Upgrades in building energy efficiency codes led to differences between buildings designed according to outdated codes and those with most recent requirements. In this context, our study investigates the influence of external wall thermal transmittance, thermal inertia, and orientation on energy demand (heating, cooling) and occupant thermal comfort. Simulation models of an office building were designed, varying (i) the thermal transmittance values (0.20 and 0.60 W/(m 2 K)), (ii) the room orientation (four cardinal directions), and (iii) the wall thermal inertia (approximately 60 kJ/(m 2 K) for low and 340 kJ/(m 2 K) for high thermal inertia. The energy demand for heating and cooling seasons was calculated for Ljubljana using EnergyPlus 9.0.0 software.

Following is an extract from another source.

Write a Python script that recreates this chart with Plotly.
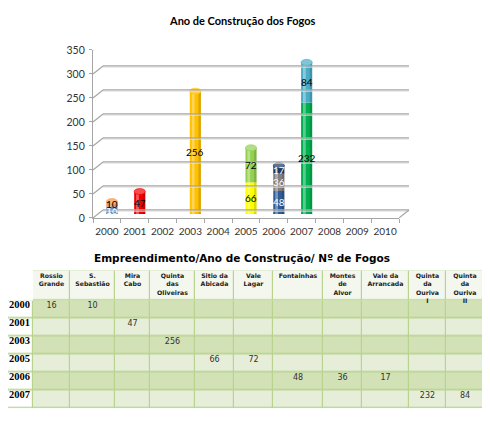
"""
Grafico de cilindros (ano de construcao dos fogos) e tabela
empreendimento / ano / numero de fogos.
"""

# imports
import plotly.graph_objects as go

# categorias do eixo x do grafico
anos = ["2000", "2001", "2002", "2003", "2004", "2005",
        "2006", "2007", "2008", "2009", "2010"]
ticks_y = [0, 50, 100, 150, 200, 250, 300, 350]

# empreendimentos (cabecalho da tabela), ano e numero de fogos
empreendimentos = ["Rossio<br>Grande", "S.<br>Sebastião", "Mira<br>Cabo",
                   "Quinta<br>das<br>Oliveiras", "Sitio da<br>Abicada",
                   "Vale<br>Lagar", "Fontainhas", "Montes<br>de<br>Alvor",
                   "Vale da<br>Arrancada", "Quinta<br>da<br>Ouriva<br>I",
                   "Quinta<br>da<br>Ouriva<br>II"]
ano_empreendimento = ["2000", "2000", "2001", "2003", "2005", "2005",
                      "2006", "2006", "2006", "2007", "2007"]
fogos = [16, 10, 47, 256, 66, 72, 48, 36, 17, 232, 84]

# estilos
cores = ["#5a8ac9", "#f79646", "#f20000", "#ffc000", "#ffff00", "#92d050",
         "#2f5b96", "#808080", "#1f3864", "#00b050", "#4bacc6"]
cor_texto = ["white", "black", "black", "black", "black", "black",
             "white", "white", "white", "black", "black"]

# a pagina tem 8px de margem no body: tudo em pixeis da referencia
M = 8
W, H = 490 - M, 423 - M


def fx(px):
    return (px - M) / W


def fy(py):
    return 1 - (py - M) / H


def clarear(hexcor, t):
    r, g, b = (int(hexcor[i:i + 2], 16) for i in (1, 3, 5))
    r, g, b = (int(c + (255 - c) * t) for c in (r, g, b))
    return "rgb(%d,%d,%d)" % (r, g, b)


fig = go.Figure()

# ---------- grafico ----------
# base de cada segmento (soma dos anteriores no mesmo ano)
bases = []
for i, a in enumerate(ano_empreendimento):
    bases.append(sum(f for f, b in zip(fogos[:i], ano_empreendimento[:i]) if b == a))

LARG = 0.4
for i in range(len(fogos)):
    x = [ano_empreendimento[i]]
    fig.add_trace(go.Bar(x=x, y=[fogos[i]], base=[bases[i]], width=LARG,
                         marker=dict(color=cores[i], line=dict(width=0)),
                         xaxis="x2", yaxis="y2", hoverinfo="skip"))
    # brilho e sombra do cilindro
    fig.add_trace(go.Bar(x=x, y=[fogos[i]], base=[bases[i]], width=0.1,
                         offset=-0.13,
                         marker=dict(color="rgba(255,255,255,0.35)", line=dict(width=0)),
                         xaxis="x2", yaxis="y2", hoverinfo="skip"))
    fig.add_trace(go.Bar(x=x, y=[fogos[i]], base=[bases[i]], width=0.09,
                         offset=0.11,
                         marker=dict(color="rgba(0,0,0,0.14)", line=dict(width=0)),
                         xaxis="x2", yaxis="y2", hoverinfo="skip"))
    fig.add_annotation(x=anos.index(ano_empreendimento[i]),
                       y=bases[i] + fogos[i] / 2, xref="x", yref="y",
                       xshift=5, yshift=4, text=str(fogos[i]), showarrow=False,
                       font=dict(family="Lato", size=10, color=cor_texto[i]))

# topos e fundos dos cilindros
for a in sorted(set(ano_empreendimento)):
    idx = [i for i, b in enumerate(ano_empreendimento) if b == a]
    topo = idx[-1]
    fundo = idx[0]
    k = anos.index(a)
    fig.add_shape(type="circle", xref="x2", yref="y2", ysizemode="pixel",
                  yanchor=bases[topo] + fogos[topo], y0=-3, y1=3,
                  x0=k - LARG / 2, x1=k + LARG / 2,
                  fillcolor=clarear(cores[topo], 0.3),
                  line=dict(color=cores[topo], width=0.6), layer="above")
    fig.add_shape(type="circle", xref="x2", yref="y2", ysizemode="pixel",
                  yanchor=0, y0=-3, y1=3,
                  x0=k - LARG / 2, x1=k + LARG / 2,
                  fillcolor=cores[fundo], line=dict(width=0), layer="below")

# paredes 3D: linhas de grelha no fundo
DX, DY = 10, 8
CINZA = "#a6a6a6"
for v in ticks_y:
    fig.add_shape(type="line", xref="x domain", yref="y", xsizemode="pixel",
                  ysizemode="pixel", xanchor=0, yanchor=v, x0=DX, x1=DX + 306,
                  y0=DY - 1.2, y1=DY - 1.2, line=dict(color="#e0e0e0", width=1))
    fig.add_shape(type="line", xref="x domain", yref="y", xsizemode="pixel",
                  ysizemode="pixel", xanchor=0, yanchor=v, x0=DX, x1=DX + 306,
                  y0=DY, y1=DY, line=dict(color=CINZA, width=1.2))
    fig.add_shape(type="line", xref="x domain", yref="y", xsizemode="pixel",
                  ysizemode="pixel", xanchor=0, yanchor=v, x0=0, x1=DX,
                  y0=0, y1=DY, line=dict(color=CINZA, width=1.2))
fig.add_shape(type="line", xref="x domain", yref="y", xsizemode="pixel",
              ysizemode="pixel", xanchor=1, yanchor=0, x0=0, x1=DX,
              y0=0, y1=DY, line=dict(color=CINZA, width=1.2))

# ---------- tabela (eixos x3/y3 em pixeis da referencia) ----------
anos_tabela = sorted(set(ano_empreendimento))
larguras = [33, 37, 45, 35, 45, 39, 39, 50, 39, 47, 37, 38]
bordas_x = [0]
for w in larguras:
    bordas_x.append(bordas_x[-1] + w)
centros_x = [(bordas_x[j] + bordas_x[j + 1]) / 2 for j in range(len(larguras))]
TOPO, CAB, FUNDO = 272, 303, 414
alt = (FUNDO - CAB) / len(anos_tabela)
bordas_y = [CAB + alt * j for j in range(len(anos_tabela) + 1)]

VERDE = "#b9d38f"
escala = [[0, "white"], [1 / 3, "#d2e1b6"], [2 / 3, "#e6eed9"], [1, "#f3f7ed"]]

# fundo verde que aparece nas separacoes das celulas
fig.add_shape(type="rect", xref="x3", yref="y3", x0=bordas_x[1], x1=bordas_x[-1],
              y0=TOPO, y1=CAB, fillcolor=VERDE, line=dict(width=0), layer="below")
fig.add_shape(type="rect", xref="x3", yref="y3", x0=M, x1=bordas_x[-1],
              y0=CAB, y1=FUNDO, fillcolor=VERDE, line=dict(width=0), layer="below")

fig.add_trace(go.Heatmap(
    x=bordas_x, y=[TOPO, CAB], z=[[0] + [3] * len(fogos)],
    colorscale=escala, zmin=0, zmax=3, showscale=False, xgap=1.2, ygap=1.2,
    xaxis="x3", yaxis="y3", hoverinfo="skip"))
fig.add_trace(go.Heatmap(
    x=bordas_x, y=bordas_y,
    z=[[0] + [1 + j % 2] * len(fogos) for j in range(len(anos_tabela))],
    colorscale=escala, zmin=0, zmax=3, showscale=False, xgap=1.2, ygap=1.6,
    xaxis="x3", yaxis="y3", hoverinfo="skip"))

# cabecalho
fig.add_trace(go.Scatter(
    x=centros_x[1:], y=[TOPO + 3.5] * len(empreendimentos), mode="text",
    text=["<b>%s</b>" % e for e in empreendimentos], textposition="bottom center",
    textfont=dict(family="DejaVu Sans", size=6.2, color="#222222"),
    xaxis="x3", yaxis="y3", hoverinfo="skip", cliponaxis=False))
# anos (linhas)
fig.add_trace(go.Scatter(
    x=[19.5] * len(anos_tabela), y=[b + 5.5 for b in bordas_y[:-1]], mode="text",
    text=["<b>%s</b>" % a for a in anos_tabela], textposition="middle center",
    textfont=dict(family="Liberation Serif", size=10.5, color="black"),
    xaxis="x3", yaxis="y3", hoverinfo="skip", cliponaxis=False))
# valores
fig.add_trace(go.Scatter(
    x=[centros_x[i + 1] for i in range(len(fogos))],
    y=[bordas_y[anos_tabela.index(a)] + 5.5 for a in ano_empreendimento],
    mode="text", text=[str(f) for f in fogos], textposition="middle center",
    textfont=dict(family="DejaVu Sans", size=8, color="#333333"),
    xaxis="x3", yaxis="y3", hoverinfo="skip", cliponaxis=False))

# titulos
fig.add_annotation(x=fx(242), y=fy(15), xref="paper", yref="paper",
                   yanchor="middle", text="<b>Ano de Construção dos Fogos</b>",
                   showarrow=False, font=dict(family="Lato", size=11, color="black"))
fig.add_annotation(x=fx(242), y=fy(259), xref="paper", yref="paper",
                   yanchor="middle",
                   text="<b>Empreendimento/Ano de Construção/ Nº de Fogos</b>",
                   showarrow=False,
                   font=dict(family="DejaVu Sans", size=10.5, color="black"))

oculto = dict(showticklabels=False, showgrid=False, zeroline=False,
              showline=False, ticks="")
fig.update_layout(
    width=W, height=H, margin=dict(l=0, r=0, t=0, b=0),
    paper_bgcolor="white", plot_bgcolor="white",
    barmode="overlay", showlegend=False,
    xaxis=dict(domain=[fx(93), fx(399)], type="category", categoryorder="array",
               categoryarray=anos, range=[-0.5, 10.5], showline=True,
               linecolor=CINZA, linewidth=1.2, ticks="outside",
               tickson="boundaries", ticklen=4, tickcolor=CINZA, tickangle=0,
               ticklabelstandoff=4, showgrid=False, anchor="y",
               tickfont=dict(family="Lato", size=10, color="#333333")),
    yaxis=dict(domain=[fy(218), fy(45)], range=[0, 350], tickvals=ticks_y,
               showline=True, linecolor=CINZA, linewidth=1.2, ticks="outside",
               ticklen=3, tickcolor=CINZA, ticklabelstandoff=2, showgrid=False,
               zeroline=False, anchor="x",
               tickfont=dict(family="Lato", size=10.5, color="#333333")),
    xaxis2=dict(domain=[fx(98), fx(404)], type="category", categoryorder="array",
                categoryarray=anos, range=[-0.5, 10.5], visible=False,
                anchor="y2"),
    yaxis2=dict(domain=[fy(214), fy(41)], range=[0, 350], visible=False,
                anchor="x2"),
    xaxis3=dict(domain=[fx(M), fx(484)], range=[M, 484], anchor="y3", **oculto),
    yaxis3=dict(domain=[fy(FUNDO), fy(TOPO)], range=[FUNDO, TOPO], anchor="x3",
                **oculto),
)

fig.write_html("out.html")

The reduction of the external wall thermal transmittance value from 0.6 W/(m 2 K) to 0.2 W/(m 2 K) contributes to significant energy savings (63% for heating and 37% for cooling). Thermal inertia showed considerable potential for energy savings, especially in the cooling season (20% and 13%, depending on the external wall insulation level). In addition, the orientation proved to have a notable impact on heating and cooling demand, however not as pronounced as thermal inertia (up to 7% total energy demand). Comparison of the thermal comfort results showed that when internal air temperatures are identically controlled in all the rooms (i.e., internal air temperature is not an influencing factor), the external wall thermal transmittance, thermal inertia, and room orientation show negligible influence on the average occupant thermal comfort. The simultaneous achievement of thermally comfortable conditions in the working environment and low energy use can only be achieved by simultaneously considering the U -value and thermal inertia.

Suggested Citation

  • David Božiček & Roman Kunič & Aleš Krainer & Uroš Stritih & Mateja Dovjak, 2023. "Mutual Influence of External Wall Thermal Transmittance, Thermal Inertia, and Room Orientation on Office Thermal Comfort and Energy Demand," Energies, MDPI, vol. 16(8), pages 1-29, April.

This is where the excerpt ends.